Maintain Your Work Environment

I am not talking about tech tools now—I am talking about your office and your general office area. Tech staff can generate a lot of mess during a project. It might be hardware, parts, and cables scattered about. It might be project paperwork. It might be empty boxes and packing materials. Whatever it is—clean it up when you are done. When a project is finished, clean up.  When new hardware is installed, define what you will do with the old stuff and move it out. When you are leaving for the weekend, straighten things up. I have a flurry of paperwork, cables, hardware, and other items on my desk and floor while I am rolling out new tools. I try to clean it up on a regular basis or it would soon get out of control.

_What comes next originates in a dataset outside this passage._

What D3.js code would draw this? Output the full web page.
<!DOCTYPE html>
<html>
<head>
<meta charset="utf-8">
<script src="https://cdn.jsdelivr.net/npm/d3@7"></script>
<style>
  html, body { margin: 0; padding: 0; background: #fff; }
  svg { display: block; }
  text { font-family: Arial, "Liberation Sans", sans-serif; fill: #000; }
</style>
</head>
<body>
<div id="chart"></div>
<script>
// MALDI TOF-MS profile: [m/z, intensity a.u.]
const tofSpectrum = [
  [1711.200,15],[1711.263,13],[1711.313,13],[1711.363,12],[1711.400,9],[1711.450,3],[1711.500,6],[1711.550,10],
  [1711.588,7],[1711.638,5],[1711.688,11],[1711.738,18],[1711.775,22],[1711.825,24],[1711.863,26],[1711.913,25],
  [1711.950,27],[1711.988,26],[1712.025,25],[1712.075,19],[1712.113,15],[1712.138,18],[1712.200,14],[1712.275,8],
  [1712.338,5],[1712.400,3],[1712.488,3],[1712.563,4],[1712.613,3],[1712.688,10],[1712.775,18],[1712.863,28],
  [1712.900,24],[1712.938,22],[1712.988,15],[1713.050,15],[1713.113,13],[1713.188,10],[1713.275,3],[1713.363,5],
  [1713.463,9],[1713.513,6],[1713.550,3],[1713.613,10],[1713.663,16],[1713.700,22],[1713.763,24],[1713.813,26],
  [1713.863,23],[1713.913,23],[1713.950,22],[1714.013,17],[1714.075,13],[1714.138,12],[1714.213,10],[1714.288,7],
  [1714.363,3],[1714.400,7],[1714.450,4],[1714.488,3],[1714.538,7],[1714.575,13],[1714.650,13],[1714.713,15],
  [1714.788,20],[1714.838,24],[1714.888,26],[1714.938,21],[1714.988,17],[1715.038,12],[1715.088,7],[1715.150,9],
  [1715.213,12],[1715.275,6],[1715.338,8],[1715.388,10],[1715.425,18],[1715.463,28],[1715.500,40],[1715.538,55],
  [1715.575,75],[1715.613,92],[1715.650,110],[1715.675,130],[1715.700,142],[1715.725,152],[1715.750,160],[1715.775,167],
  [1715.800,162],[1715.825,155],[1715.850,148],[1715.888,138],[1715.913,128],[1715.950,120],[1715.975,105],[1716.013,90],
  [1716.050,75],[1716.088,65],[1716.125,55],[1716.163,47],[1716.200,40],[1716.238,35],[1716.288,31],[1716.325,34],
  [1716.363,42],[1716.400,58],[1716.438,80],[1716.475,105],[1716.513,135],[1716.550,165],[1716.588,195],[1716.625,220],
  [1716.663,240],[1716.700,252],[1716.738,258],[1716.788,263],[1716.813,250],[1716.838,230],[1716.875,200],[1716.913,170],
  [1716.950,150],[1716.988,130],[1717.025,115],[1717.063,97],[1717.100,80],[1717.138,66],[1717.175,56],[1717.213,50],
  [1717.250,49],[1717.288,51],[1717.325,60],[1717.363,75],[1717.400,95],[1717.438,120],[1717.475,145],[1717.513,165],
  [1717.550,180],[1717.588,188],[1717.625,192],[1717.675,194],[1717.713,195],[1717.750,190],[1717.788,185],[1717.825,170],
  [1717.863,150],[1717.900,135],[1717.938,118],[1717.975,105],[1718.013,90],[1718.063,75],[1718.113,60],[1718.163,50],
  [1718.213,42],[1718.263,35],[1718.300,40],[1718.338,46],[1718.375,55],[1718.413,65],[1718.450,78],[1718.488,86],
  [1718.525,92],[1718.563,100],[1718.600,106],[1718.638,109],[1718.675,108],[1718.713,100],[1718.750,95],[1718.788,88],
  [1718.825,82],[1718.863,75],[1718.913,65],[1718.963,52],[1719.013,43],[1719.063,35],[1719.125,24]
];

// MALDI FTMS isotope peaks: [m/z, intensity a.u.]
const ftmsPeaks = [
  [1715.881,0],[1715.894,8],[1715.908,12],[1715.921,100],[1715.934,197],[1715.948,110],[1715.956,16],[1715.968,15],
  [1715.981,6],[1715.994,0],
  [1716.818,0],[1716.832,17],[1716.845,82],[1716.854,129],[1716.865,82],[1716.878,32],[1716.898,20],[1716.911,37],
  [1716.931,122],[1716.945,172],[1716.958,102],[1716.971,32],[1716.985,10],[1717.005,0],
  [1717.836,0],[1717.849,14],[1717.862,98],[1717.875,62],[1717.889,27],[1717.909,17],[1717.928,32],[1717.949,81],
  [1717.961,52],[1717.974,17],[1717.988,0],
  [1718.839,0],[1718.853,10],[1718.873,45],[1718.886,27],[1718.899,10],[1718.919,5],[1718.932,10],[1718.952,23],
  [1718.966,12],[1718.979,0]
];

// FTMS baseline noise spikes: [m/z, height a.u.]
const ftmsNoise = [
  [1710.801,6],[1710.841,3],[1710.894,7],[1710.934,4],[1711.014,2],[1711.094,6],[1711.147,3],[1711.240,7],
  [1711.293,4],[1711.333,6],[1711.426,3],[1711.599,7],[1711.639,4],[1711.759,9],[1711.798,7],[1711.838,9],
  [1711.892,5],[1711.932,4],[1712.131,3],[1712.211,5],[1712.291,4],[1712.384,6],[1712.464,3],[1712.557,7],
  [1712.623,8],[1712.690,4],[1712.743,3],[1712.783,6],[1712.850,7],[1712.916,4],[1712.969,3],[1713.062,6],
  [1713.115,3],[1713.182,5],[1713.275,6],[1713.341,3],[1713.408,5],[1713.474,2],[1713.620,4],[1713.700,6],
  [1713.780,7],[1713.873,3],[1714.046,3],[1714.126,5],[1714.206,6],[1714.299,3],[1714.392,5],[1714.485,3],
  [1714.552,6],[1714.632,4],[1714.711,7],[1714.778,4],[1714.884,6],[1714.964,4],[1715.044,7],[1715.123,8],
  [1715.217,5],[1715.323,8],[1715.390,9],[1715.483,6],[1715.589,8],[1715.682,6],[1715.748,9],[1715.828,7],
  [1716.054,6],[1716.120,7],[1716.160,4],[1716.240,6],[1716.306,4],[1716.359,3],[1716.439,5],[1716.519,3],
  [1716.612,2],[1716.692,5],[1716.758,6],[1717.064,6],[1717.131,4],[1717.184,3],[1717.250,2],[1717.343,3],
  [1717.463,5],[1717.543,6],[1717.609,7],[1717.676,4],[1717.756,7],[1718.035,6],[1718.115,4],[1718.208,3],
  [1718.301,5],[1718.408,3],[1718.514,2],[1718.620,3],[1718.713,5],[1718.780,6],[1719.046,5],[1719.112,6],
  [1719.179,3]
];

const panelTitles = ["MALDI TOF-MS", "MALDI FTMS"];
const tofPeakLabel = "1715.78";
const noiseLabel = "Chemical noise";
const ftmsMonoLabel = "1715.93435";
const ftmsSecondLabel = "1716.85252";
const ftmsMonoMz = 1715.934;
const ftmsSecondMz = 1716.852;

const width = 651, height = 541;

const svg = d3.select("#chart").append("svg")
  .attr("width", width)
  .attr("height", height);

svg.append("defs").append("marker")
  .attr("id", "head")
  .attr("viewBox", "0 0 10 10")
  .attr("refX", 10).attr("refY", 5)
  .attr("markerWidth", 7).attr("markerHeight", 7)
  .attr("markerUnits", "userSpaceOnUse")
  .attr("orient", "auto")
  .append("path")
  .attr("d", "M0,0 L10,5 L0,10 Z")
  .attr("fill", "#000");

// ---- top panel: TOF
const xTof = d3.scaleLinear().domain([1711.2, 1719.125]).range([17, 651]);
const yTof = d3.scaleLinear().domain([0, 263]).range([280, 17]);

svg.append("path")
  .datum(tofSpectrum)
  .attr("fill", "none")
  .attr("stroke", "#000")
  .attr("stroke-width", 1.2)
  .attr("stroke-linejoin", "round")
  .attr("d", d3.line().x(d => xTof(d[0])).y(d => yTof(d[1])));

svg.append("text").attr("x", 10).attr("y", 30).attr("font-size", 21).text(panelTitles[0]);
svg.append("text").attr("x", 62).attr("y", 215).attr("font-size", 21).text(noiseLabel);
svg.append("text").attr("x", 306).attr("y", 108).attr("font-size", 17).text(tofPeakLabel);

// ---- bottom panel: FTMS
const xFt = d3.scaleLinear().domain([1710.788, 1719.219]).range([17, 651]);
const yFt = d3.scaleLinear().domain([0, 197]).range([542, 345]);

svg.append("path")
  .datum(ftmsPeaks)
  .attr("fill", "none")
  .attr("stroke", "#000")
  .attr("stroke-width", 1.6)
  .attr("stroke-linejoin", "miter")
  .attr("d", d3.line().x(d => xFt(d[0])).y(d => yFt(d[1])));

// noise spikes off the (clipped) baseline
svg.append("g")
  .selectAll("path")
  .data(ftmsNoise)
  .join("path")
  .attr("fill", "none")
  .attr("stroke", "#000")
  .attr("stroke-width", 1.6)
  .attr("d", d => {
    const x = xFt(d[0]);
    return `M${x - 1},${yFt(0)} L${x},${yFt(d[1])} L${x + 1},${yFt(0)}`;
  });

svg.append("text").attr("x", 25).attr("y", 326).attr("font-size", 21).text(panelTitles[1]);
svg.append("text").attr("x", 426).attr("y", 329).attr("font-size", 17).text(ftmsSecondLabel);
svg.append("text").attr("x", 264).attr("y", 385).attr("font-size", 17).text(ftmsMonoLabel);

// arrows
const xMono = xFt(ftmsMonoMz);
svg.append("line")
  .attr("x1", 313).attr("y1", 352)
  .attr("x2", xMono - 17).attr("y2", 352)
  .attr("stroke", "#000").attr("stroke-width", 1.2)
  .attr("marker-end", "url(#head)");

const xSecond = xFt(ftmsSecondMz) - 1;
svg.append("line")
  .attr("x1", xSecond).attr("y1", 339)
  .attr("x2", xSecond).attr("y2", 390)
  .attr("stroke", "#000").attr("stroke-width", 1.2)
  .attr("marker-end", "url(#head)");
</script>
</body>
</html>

Maintain Your Relationships

Finally, do not forget to work on your relationships. People make the biggest impact on the productivity of your firm. Keep them happy and they produce more. Make sure you are talking to others on a regular basis. Walk around and make eye contact. Stop and chat with users and managers. Some key people may get on your calendar by you setting up regular meetings. Fifteen to twenty minutes every week or so can make great progress in your efforts to move technology forward. Make sure you connect with your boss and don’t forget the vendors. Keep the conversations going with all of them.

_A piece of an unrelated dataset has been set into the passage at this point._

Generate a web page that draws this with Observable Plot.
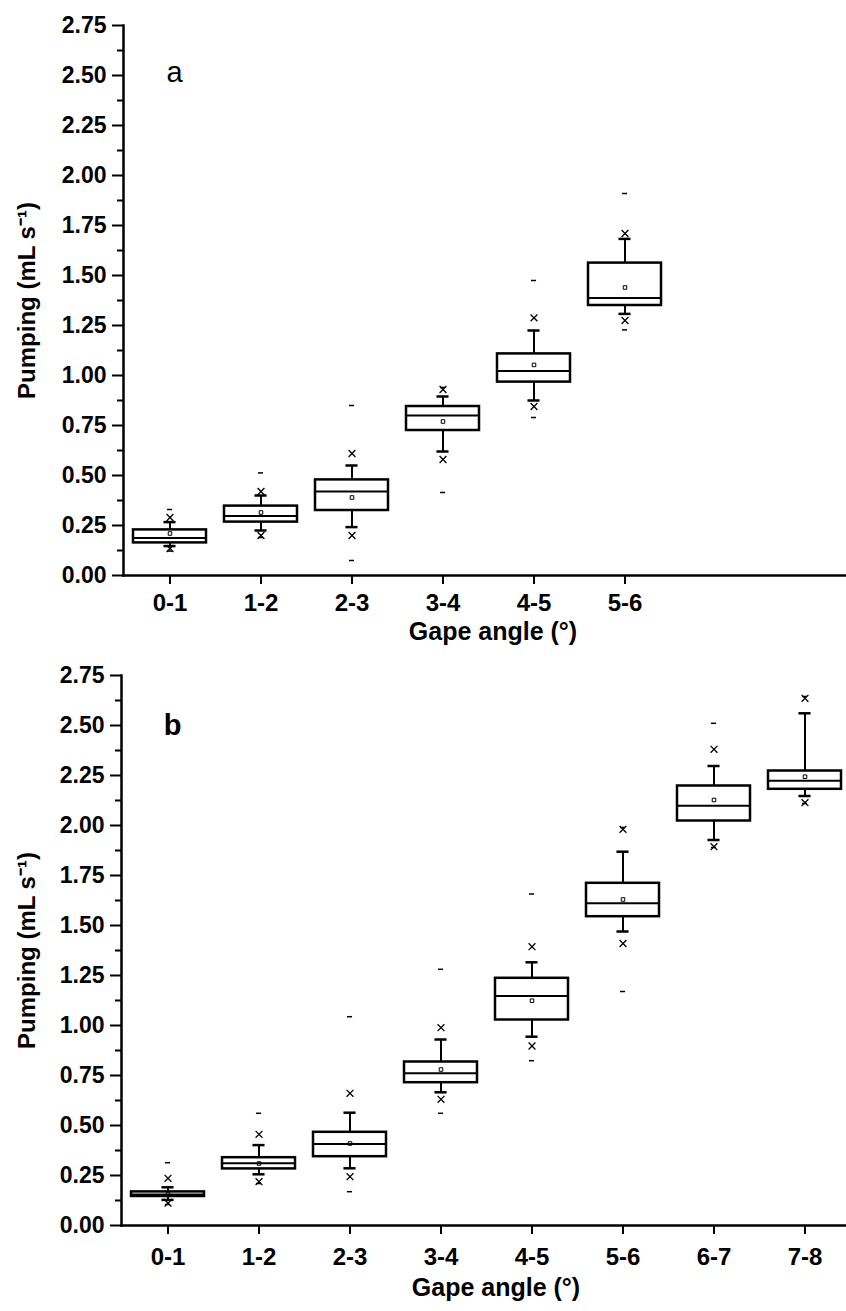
<!DOCTYPE html>
<html><head><meta charset="utf-8">
<script src="https://cdn.jsdelivr.net/npm/d3@7"></script>
<script src="https://cdn.jsdelivr.net/npm/@observablehq/plot@0.6"></script>
<style>
html,body{margin:0;padding:0;background:#fff;overflow:hidden;width:846px;height:1311px}
#a,#b{display:block;width:846px}
svg{display:block}
</style></head><body><div id="a"></div><div id="b"></div>
<script>
// ---- Panel a data (Pumping, mL s-1) ----
const catsA   = ["0-1","1-2","2-3","3-4","4-5","5-6"];
const aMax    = [0.33, 0.513, 0.85, 0.94, 1.475, 1.91];
const aP99    = [0.29, 0.42, 0.61, 0.93, 1.288, 1.71];
const aWhiHi  = [0.267, 0.40, 0.55, 0.895, 1.225, 1.683];
const aQ3     = [0.228, 0.347, 0.478, 0.845, 1.108, 1.562];
const aMed    = [0.188, 0.298, 0.42, 0.80, 1.022, 1.388];
const aQ1     = [0.163, 0.267, 0.325, 0.725, 0.967, 1.35];
const aWhiLo  = [0.147, 0.225, 0.242, 0.62, 0.875, 1.308];
const aP1     = [0.135, 0.20, 0.20, 0.58, 0.845, 1.275];
const aMin    = [0.122, 0.19, 0.075, 0.415, 0.79, 1.228];
const aMean   = [0.21, 0.315, 0.39, 0.77, 1.053, 1.44];

// ---- Panel b data ----
const catsB   = ["0-1","1-2","2-3","3-4","4-5","5-6","6-7","7-8"];
const bMax    = [0.314, 0.561, 1.044, 1.281, 1.6575, 1.99, 2.511, 2.645];
const bP99    = [0.236, 0.456, 0.661, 0.989, 1.394, 1.981, 2.381, 2.636];
const bWhiHi  = [0.191, 0.402, 0.564, 0.93, 1.316, 1.869, 2.2975, 2.561];
const bQ3     = [0.168, 0.339, 0.466, 0.8175, 1.236, 1.711, 2.1975, 2.2725];
const bMed    = [0.155, 0.311, 0.4075, 0.761, 1.1475, 1.611, 2.099, 2.224];
const bQ1     = [0.145, 0.283, 0.344, 0.714, 1.0275, 1.544, 2.0225, 2.181];
const bWhiLo  = [0.128, 0.256, 0.286, 0.666, 0.944, 1.47, 1.9275, 2.1475];
const bP1     = [0.112, 0.219, 0.244, 0.631, 0.8975, 1.41, 1.894, 2.114];
const bMin    = [0.105, 0.21, 0.169, 0.561, 0.824, 1.17, 1.89, 2.11];
const bMean   = [0.155, 0.31, 0.41, 0.78, 1.124, 1.63, 2.1275, 2.244];

const yMajorTicks = [0, 0.25, 0.5, 0.75, 1, 1.25, 1.5, 1.75, 2, 2.25, 2.5, 2.75];
const yMinorTicks = [0.125, 0.375, 0.625, 0.875, 1.125, 1.375, 1.625, 1.875, 2.125, 2.375, 2.625];
const yTitle = "Pumping (mL s\u207B\u00B9)";
const xTitle = "Gape angle (\u00B0)";

function table(cats, mx, p99, wh, q3, md, q1, wl, p1, mn, mean) {
  return cats.map((c, i) => ({cat: c, max: mx[i], p99: p99[i], whiHi: wh[i], q3: q3[i],
    med: md[i], q1: q1[i], whiLo: wl[i], p1: p1[i], min: mn[i], mean: mean[i]}));
}

const FONT = "'Liberation Sans', Arial, Helvetica, sans-serif";

function panel({cats, data, height, marginBottom, range, letter, letterWeight, letterDy, xPad, titleDx, titleDy, yTitleDx}) {
  const bw = (range[1] - range[0]) / (cats.length) * 0.8;
  return Plot.plot({
    width: 846,
    height,
    marginTop: 25,
    marginBottom,
    marginLeft: range[0],
    marginRight: 0,
    style: {fontFamily: FONT, fontWeight: "bold", color: "black", background: "white", overflow: "hidden"},
    x: {domain: cats, range, paddingInner: 0.2, paddingOuter: 0.1, axis: null},
    y: {domain: [0, 2.75], axis: null},
    marks: [
      Plot.axisY(yMinorTicks, {anchor: "left", tickSize: 6, tickFormat: () => "", strokeWidth: 2, label: null}),
      Plot.axisY(yMajorTicks, {anchor: "left", tickSize: 11, tickPadding: 6, tickFormat: d3.format(".2f"),
        fontSize: 23, fontWeight: "bold", strokeWidth: 2, label: null}),
      Plot.axisX({anchor: "bottom", tickSize: 9, tickPadding: xPad, fontSize: 24, fontWeight: "bold",
        strokeWidth: 2, label: null}),
      Plot.frame({anchor: "left", strokeWidth: 2.5}),
      Plot.frame({anchor: "bottom", strokeWidth: 2.5}),
      // whiskers
      Plot.ruleX(data, {x: "cat", y1: "q3", y2: "whiHi", strokeWidth: 2}),
      Plot.ruleX(data, {x: "cat", y1: "whiLo", y2: "q1", strokeWidth: 2}),
      Plot.tickY(data, {x: "cat", y: "whiHi", insetLeft: (bw - 12) / 2, insetRight: (bw - 12) / 2, strokeWidth: 2.5}),
      Plot.tickY(data, {x: "cat", y: "whiLo", insetLeft: (bw - 12) / 2, insetRight: (bw - 12) / 2, strokeWidth: 2.5}),
      // boxes
      Plot.barY(data, {x: "cat", y1: "q1", y2: "q3", fill: "white", stroke: "black", strokeWidth: 2.5}),
      Plot.tickY(data, {x: "cat", y: "med", strokeWidth: 2}),
      // mean
      Plot.dot(data, {x: "cat", y: "mean", symbol: "square", r: 2, stroke: "black", strokeWidth: 1, fill: "none"}),
      // 1% / 99%
      Plot.dot(data, {x: "cat", y: "p99", symbol: "times", r: 3.2, stroke: "black", strokeWidth: 1.3}),
      Plot.dot(data, {x: "cat", y: "p1", symbol: "times", r: 3.2, stroke: "black", strokeWidth: 1.3}),
      // min / max
      Plot.tickY(data, {x: "cat", y: "max", insetLeft: (bw - 5) / 2, insetRight: (bw - 5) / 2, strokeWidth: 1.5}),
      Plot.tickY(data, {x: "cat", y: "min", insetLeft: (bw - 5) / 2, insetRight: (bw - 5) / 2, strokeWidth: 1.5}),
      // panel letter
      Plot.text([letter], {frameAnchor: "top-left", dx: 51, dy: letterDy, fontSize: 29, fontWeight: letterWeight,
        textAnchor: "middle", lineAnchor: "middle"}),
      // axis titles
      Plot.text([xTitle], {frameAnchor: "bottom", dx: titleDx, dy: titleDy, fontSize: 25, fontWeight: "bold",
        textAnchor: "middle", lineAnchor: "middle"}),
      Plot.text([yTitle], {frameAnchor: "left", dx: yTitleDx, rotate: -90, fontSize: 24, fontWeight: "bold",
        textAnchor: "middle", lineAnchor: "middle"})
    ]
  });
}

const dataA = table(catsA, aMax, aP99, aWhiHi, aQ3, aMed, aQ1, aWhiLo, aP1, aMin, aMean);
const dataB = table(catsB, bMax, bP99, bWhiHi, bQ3, bMed, bQ1, bWhiLo, bP1, bMin, bMean);

document.getElementById("a").append(panel({cats: catsA, data: dataA, height: 650, marginBottom: 75,
  range: [123, 670], letter: "a", letterWeight: "normal", letterDy: 47, xPad: 9, titleDx: 8, titleDy: 56, yTitleDx: -96}));
document.getElementById("b").append(panel({cats: catsB, data: dataB, height: 661, marginBottom: 86,
  range: [121, 850], letter: "b", letterWeight: "bold", letterDy: 50, xPad: 13, titleDx: 12, titleDy: 62, yTitleDx: -94}));
</script>
</body></html>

Suggestions from the Autodesk Knowledge Base Regarding Auditing Files in Revit

To best execute Revit file maintenance, please use the outlined steps below.

  1.  Periodically open the file with Audit selected (if the file is work-shared, Select Audit and Detach from Central).

  2.  Purge unused.

  3.  Review and resolve warnings (as many as possible). Excessive warnings can increase file size and greatly impact performance.

  4.  Save the file with Compact selected (if saving over the same file). If this is a work-shared file, it's recommended that you archive the original central file and its backup folder before saving in the same location with the same name.

  5.  Save the file with a new name—Compact will automatically be selected and this will compact the file further than just selecting Compact.